Using an experiment designed to show the best case, the results are better than I expected for such a minor tweak. This was my process:
  • construct a base page mixed with several small and several large images plus a link to a 25KB image. There are 6 objects on the base page.
  • load the base page - FF4 will use six parallel connections to do it
  • click on the link to the 25KB image - this will use an idle persistent connection. Measure the performance of this load.
There is 250ms of RTT and several megabits of bandwidth between the client and server in my test.

As expected, vanilla FF 4.0 (beta 9)  loads the target image on an idle persistent connection that was used to transfer one of the smallest images on the base page. It is FIFO afterall, and the small image load was going to finish first and be put into the persistent connection pool first.



My patched browser, using the sort by CWND algorithm, loads the target image on the idle persistent connection that was used to transfer the largest image (2MB+) from the base page.


Their history is the only difference between the two connections - at the time of requesting the 25KB image they are both connected and idle. There is a 250ms RTT between my host and the server.
 

The difference is huge. The default algorithm takes 3 round trips to transfer the document as it works its way through growing the congestion window. That adds up to 793ms.
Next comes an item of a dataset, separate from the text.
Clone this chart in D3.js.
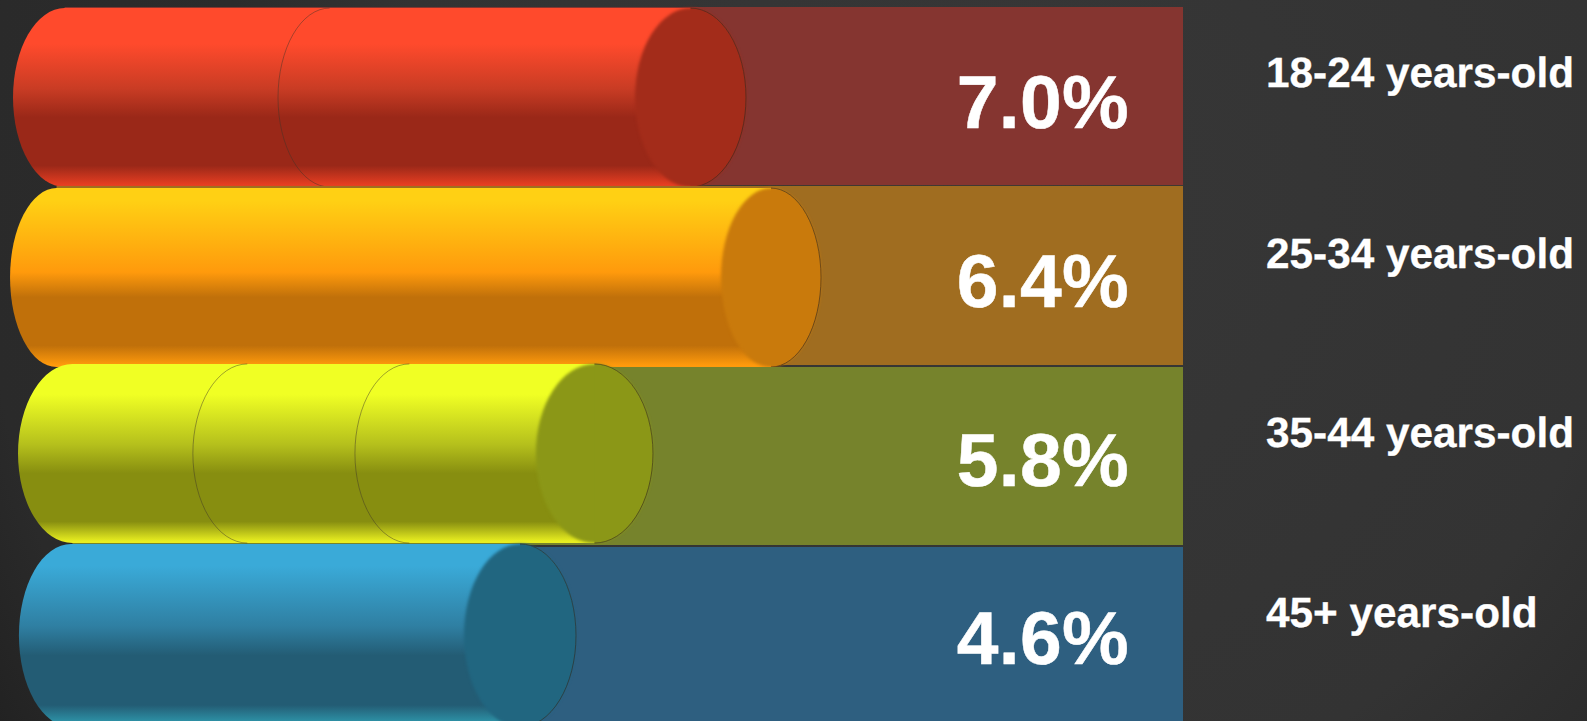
<!DOCTYPE html>
<html><head><meta charset="utf-8">
<script src="https://cdn.jsdelivr.net/npm/d3@7/dist/d3.min.js"></script>
<style>html,body{margin:0;padding:0;background:#2f2f2f;overflow:hidden}svg{display:block}text{text-rendering:geometricPrecision}</style>
</head><body><svg id="c" width="1587" height="721"></svg>
<script>
// Data
const categories = ["18-24 years-old","25-34 years-old","35-44 years-old","45+ years-old"];
const values = [7.0,6.4,5.8,4.6];
// Cylinder geometry, in % of panel width
const cylStart = [1.1,0.85,1.52,1.6];
const cylEnd = [63.06,69.4,55.2,48.69];
const capLeft = [53.68,60.95,45.3,39.22];
const seams = [[23.5],[],[16.3,30.0],[]];
// Row units (1 row = one panel pitch)
const panelTop = [0,0.994,2,3];
const panelBottom = [0.989,1.989,2.989,4];
const cylTop = [0.006,1.006,1.983,2.983];
const cylBottom = [1.0,2.0,2.978,4.0];
const valueBase = [0.672,1.667,2.661,3.65];
const labelBase = [0.445,1.45,2.445,3.445];
// Colours
const panelCol = ["#853530","#a06d20","#76832c","#2e5f80"];
const capCol = ["#a32c1a","#c97a0c","#8b9717","#216680"];
const gradTop = ["#ff4a2c","#ffd014","#f0ff24","#3aaad8"];
const gradMid = ["#c93c24","#ff9a0c","#b5c01c","#2f7fa2"];
const gradDark = ["#9a2818","#c0700a","#878e10","#235c74"];
const gradBottom = ["#e83e22","#ff9a0c","#e8ee20","#2f9cb0"];
const topHold = [0.2,0.07,0.17,0.12];
const midAt = [0.45,0.47,0.45,0.45];

const W=1587,H=721;
const x=d3.scaleLinear().domain([0,100]).range([0,1183]);
const y=d3.scaleLinear().domain([0,4]).range([7,727]);
const svg=d3.select("#c");
const defs=svg.append("defs");
const bg=defs.append("radialGradient").attr("id","bg").attr("gradientUnits","userSpaceOnUse")
  .attr("cx",1000).attr("cy",200).attr("r",1130);
[[0,"#373737"],[0.55,"#333333"],[0.7,"#2c2c2c"],[0.9,"#2a2a2a"],[1,"#222222"]].forEach(s=>bg.append("stop").attr("offset",s[0]).attr("stop-color",s[1]));
svg.append("rect").attr("width",W).attr("height",H).attr("fill","url(#bg)");

categories.forEach((c,i)=>{
  const g=defs.append("linearGradient").attr("id","g"+i).attr("x1",0).attr("x2",0).attr("y1",0).attr("y2",1);
  [[0,gradTop[i]],[topHold[i],gradTop[i]],[midAt[i],gradMid[i]],[0.61,gradDark[i]],[0.88,gradDark[i]],[0.99,gradBottom[i]]]
   .forEach(s=>g.append("stop").attr("offset",s[0]).attr("stop-color",s[1]));
  const f=defs.append("filter").attr("id","soft"+i).attr("x","-10%").attr("width","120%")
    .attr("color-interpolation-filters","sRGB");
  f.append("feGaussianBlur").attr("stdDeviation",1.5);
});

const rows=svg.selectAll("g.row").data(categories).join("g").attr("class","row");

rows.each(function(d,i){
  const g=d3.select(this);
  const L=x(cylStart[i]),R=x(cylEnd[i]),cl=x(capLeft[i]);
  const rx=(R-cl)/2,rxL=rx*0.93;
  g.append("rect").attr("x",L+rxL).attr("width",x(100)-L-rxL)
   .attr("y",y(panelTop[i])).attr("height",y(panelBottom[i])-y(panelTop[i]))
   .attr("fill",panelCol[i]);
});
rows.each(function(d,i){
  const g=d3.select(this);
  const t=y(cylTop[i]),b=y(cylBottom[i]),ry=(b-t)/2,cy=(t+b)/2;
  const L=x(cylStart[i]),R=x(cylEnd[i]),cl=x(capLeft[i]);
  const rx=(R-cl)/2,rxL=rx*0.93;
  g.append("path").attr("d",
    `M${L+rxL},${t}L${R-rx},${t}A${rx},${ry} 0 0 1 ${R-rx},${b}L${L+rxL},${b}A${rxL},${ry} 0 0 1 ${L+rxL},${t}Z`)
   .attr("fill",`url(#g${i})`);
  seams[i].forEach(s=>{
    const sx=x(s);
    g.append("path").attr("d",`M${sx+rxL},${t}A${rxL},${ry} 0 0 0 ${sx+rxL},${b}`)
     .attr("fill","none").attr("stroke","rgba(60,50,40,0.45)").attr("stroke-width",1);
  });
  g.append("ellipse").attr("cx",R-rx).attr("cy",cy).attr("rx",rx).attr("ry",ry)
   .attr("fill",capCol[i]).attr("filter",`url(#soft${i})`);
  g.append("path").attr("d",`M${R-rx},${t}A${rx},${ry} 0 0 1 ${R-rx},${b}`)
   .attr("fill",capCol[i]);
  g.append("path").attr("d",`M${R-rx},${t}A${rx},${ry} 0 0 1 ${R-rx},${b}`)
   .attr("fill","none").attr("stroke","rgba(50,40,30,0.6)").attr("stroke-width",1);
});

const font="'Liberation Sans',Arial,sans-serif";
rows.append("text").text((d,i)=>values[i].toFixed(1)+"%")
  .attr("x",x(100)-54).attr("y",(d,i)=>y(valueBase[i]))
  .attr("text-anchor","end").attr("font-family",font).attr("font-weight",700).attr("font-size",75)
  .attr("letter-spacing",0.3)
  .attr("fill","#fff").attr("stroke","#fff").attr("stroke-width",0.5);
rows.append("text").text(d=>d)
  .attr("x",1266).attr("y",(d,i)=>y(labelBase[i]))
  .attr("font-family",font).attr("font-weight",700).attr("font-size",42.3)
  .attr("fill","#fff").attr("stroke","#fff").attr("stroke-width",0.3);
</script></body></html>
The sort-by-cwnd algorithm inherits a congestion window large enough for the task at hand and moves it all in one stream - just 363ms.

This is a nice tweak, but it has its limitations - by definition you cannot meaningfully multiply the gain across a large number of transactions. If you have a large number of transactions then you probably are using all your idle connections in a burst and there is no point in discriminating between them if you are just going to use them all.

I would argue if you have that much pressure on the connection pool then you are probably queueing requests and should be using pipelining. If you don't have that much pressure, then this probably helps you.